What do these weights mean? As a simplified example, suppose you ran a survey and 45% of your respondents were under 18 years of age, but according to the US Census Bureau, only 22% of the population is under 18. You can adjust your survey responses to reflect the US population by using a small weight (22/45) for those under 18 and a larger weight (78/55) for those 18 and older. To see how we might use these weights, suppose the respondents are asked whether they use Facebook:

< 18

18+

Total

No

1

19

21

Yes

44

35

79

Total

45

55

100

Overall, 79% of the respondents say they are Facebook users, but the sample is skewed toward the younger generation. We can adjust the estimate with the weights so that the age groups match the population. Then the adjusted percentage of Facebook users drops to:

$(22/45) \times 44 + (78/55) \times 35 = 71$

The DAWN survey uses the same idea, except that it splits the groups much more finely.

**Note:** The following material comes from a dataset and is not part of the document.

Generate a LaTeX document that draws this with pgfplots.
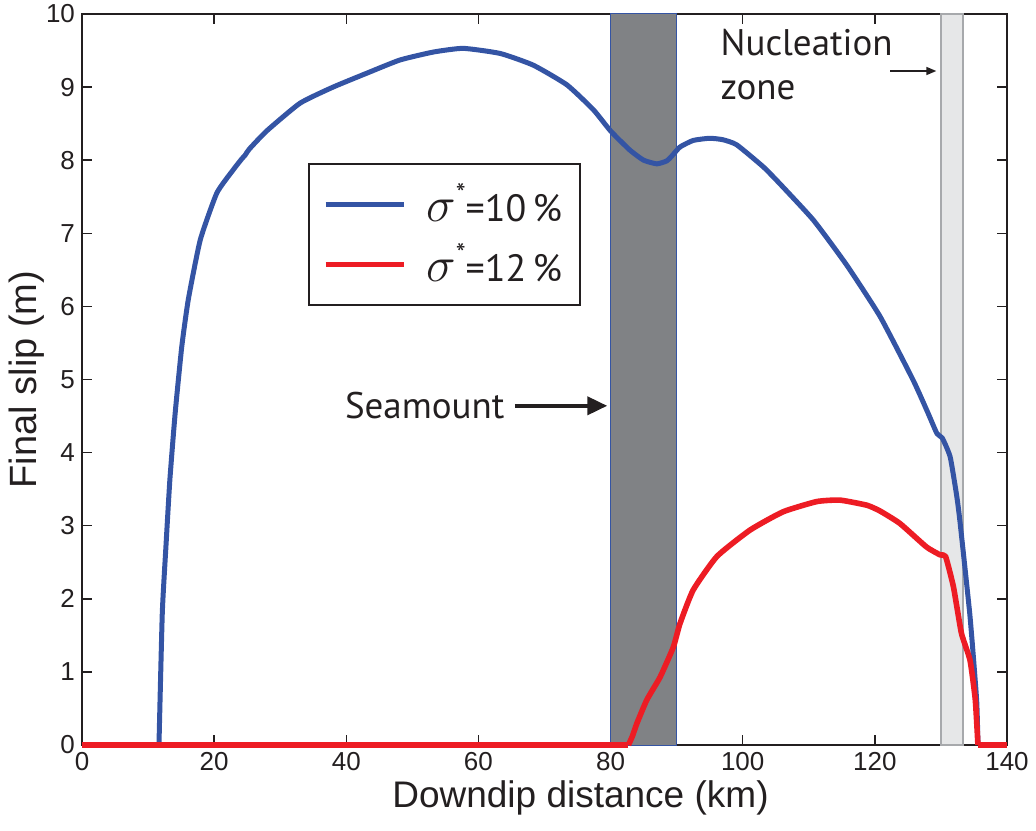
\documentclass[border=0pt]{standalone}
\usepackage{fontspec}
\setmainfont{Liberation Sans}
\newfontfamily\annot{PT Sans}
\usepackage{pgfplots}
\pgfplotsset{compat=1.18}
\usetikzlibrary{arrows.meta}
\definecolor{slipblue}{RGB}{52,84,164}
\definecolor{slipred}{RGB}{237,28,36}
\definecolor{seamount}{RGB}{128,130,133}
\definecolor{nucfill}{RGB}{230,231,232}
\definecolor{nucedge}{RGB}{167,169,172}
\definecolor{ink}{RGB}{35,31,32}
\newcommand{\sig}{{\fontsize{25}{25}\selectfont$\sigma$}\raisebox{9pt}{\fontsize{14}{14}\selectfont *}}

\begin{document}
\begin{tikzpicture}
% picture frame: axis box 462.5pt x 365.5pt plus margins
\useasboundingbox (-41pt,-42.5pt) rectangle (477pt,372.5pt);
\begin{axis}[
    at={(0,0)}, anchor=south west,
    scale only axis, width=462.5pt, height=365.5pt,
    xmin=0, xmax=140, ymin=0, ymax=10,
    xtick={0,20,...,140}, ytick={0,1,...,10},
    tick align=inside, major tick length=5pt,
    tick style={line width=0.7pt, color=ink},
    axis line style={line width=1pt, color=ink},
    ticklabel style={font=\fontsize{13}{15}\selectfont, text=ink},
    /pgf/number format/assume math mode=true,
    xlabel={Downdip distance (km)},
    ylabel={Final slip (m)},
    xlabel style={font=\fontsize{18.5}{20}\selectfont, text=ink,
        yshift=2pt, xshift=18pt},
    ylabel style={font=\fontsize{19}{21}\selectfont, text=ink, yshift=-6pt},
    clip=false,
    legend style={at={(axis cs:34.2,7.96)}, anchor=north west,
        draw=ink, line width=0.8pt, fill=white,
        font=\annot\fontsize{19}{22}\selectfont, text=ink,
        inner xsep=7pt, inner ysep=8pt, row sep=5.5pt},
    legend cell align=left,
    legend image code/.code={\draw[#1] (0pt,0pt) -- (39pt,0pt);},
]
% seamount and nucleation zone
\addplot[fill=seamount, draw=slipblue, line width=0.5pt, forget plot]
    coordinates {(80,0)(80,10)(90,10)(90,0)} -- cycle;
\addplot[fill=nucfill, draw=nucedge, line width=1pt, forget plot]
    coordinates {(130,0)(130,10)(133.3,10)(133.3,0)} -- cycle;

% sigma* = 10 %: zero parts, then the rupture
\addplot[slipblue, line width=2.5pt, forget plot]
    coordinates {(0,0)(11.65,0)};
\addplot[slipblue, line width=2.5pt, forget plot]
    coordinates {(135.6,0)(140,0)};
\addplot[slipblue, line width=2.5pt, line join=round, smooth, tension=0.3]
    coordinates {
    (11.65,0)(12.15,1.8)(12.7,2.71)(13.3,3.63)(14.1,4.54)
    (15.1,5.45)(16.1,6.1)(17.9,6.91)(20.4,7.55)(22.9,7.87)(24.2,8.02)
    (24.7,8.07)(25.3,8.15)(27.95,8.4)(33.0,8.78)(38.0,9.0)(43.1,9.19)
    (48.1,9.37)(53.2,9.48)(57.7,9.53)(63.3,9.46)(68.3,9.30)(73.4,9.03)
    (77.4,8.69)(80,8.4)(82.9,8.14)(85,8.0)(87.0,7.95)(88.5,7.99)(89.2,8.05)
    (90.5,8.18)(92.5,8.27)(95.0,8.30)(97,8.28)(99.1,8.21)(103.1,7.91)
    (105.6,7.68)(110.7,7.18)(115.7,6.57)(120.8,5.86)(125.8,4.99)(128,4.55)
    (129.4,4.26)(130.2,4.2)(131.4,3.94)(132.4,3.40)(132.9,3.04)(134.4,1.76)
    (135.4,0.62)(135.6,0)};
\addlegendentry{\hspace{8pt}\sig=10\,\%}

% sigma* = 12 %
\addplot[slipred, line width=2.8pt, forget plot]
    coordinates {(0,0)(82.7,0)};
\addplot[slipred, line width=2.8pt, forget plot]
    coordinates {(135.6,0)(140,0)};
\addplot[slipred, line width=2.8pt, line join=round, smooth, tension=0.3]
    coordinates {
    (82.7,0)(83.3,0.12)(84.0,0.30)(85.5,0.62)(87.5,0.93)(89.5,1.34)
    (90.5,1.66)(92.5,2.12)(96.1,2.58)(101.1,2.94)(106.1,3.19)(111.2,3.33)
    (114.7,3.35)(118.8,3.28)(120.8,3.2)(123.8,3.03)(127.8,2.71)(129.9,2.60)
    (130.7,2.58)(131.9,2.16)(133.1,1.53)(134.4,1.16)(135.2,0.62)(135.6,0)};
\addlegendentry{\hspace{8pt}\sig=12\,\%}

% annotations
\node[font=\annot\fontsize{18.5}{20}\selectfont, text=ink, anchor=east]
    at (axis cs:65.0,4.64) {Seamount};
\draw[ink, line width=2pt, -{Triangle[length=10pt,width=9pt]}]
    (axis cs:65.5,4.64) -- (axis cs:79.5,4.64);
\node[font=\annot\fontsize{18.5}{22}\selectfont, text=ink, anchor=north west,
    align=left, inner sep=0pt] at (axis cs:96.6,9.8) {Nucleation\\zone};
\draw[ink, line width=0.8pt, -{Triangle[length=5pt,width=4pt]}]
    (axis cs:122.3,9.22) -- (axis cs:129.3,9.22);
\end{axis}
\end{tikzpicture}
\end{document}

It is critical to include the survey weights in your analysis to get data that represents the population at large. For example, we can compare the calculation of the proportion of females among the ER visits both with and without the weights:

print(f'Unweighted percent female: {np.average(dawn["sex"] == 2):.1%}')
print(f'  Weighted percent female:',
f'{np.average(dawn["sex"] == 2, weights=dawn["wt"]):.1%}')

Unweighted percent female: 48.0%
Weighted percent female: 52.3%


These figures differ by more than 4 percentage points. The weighted version is a more accurate estimate of the proportion of females among the entire population of drug-related ER visits.

Sometimes the granularity can be tricky to figure out, like we saw with the inspections data. And at other times, we need to take sampling weights into account, like for the DAWN data. These examples show it’s important to take your time and review the data descriptions before proceeding with analysis.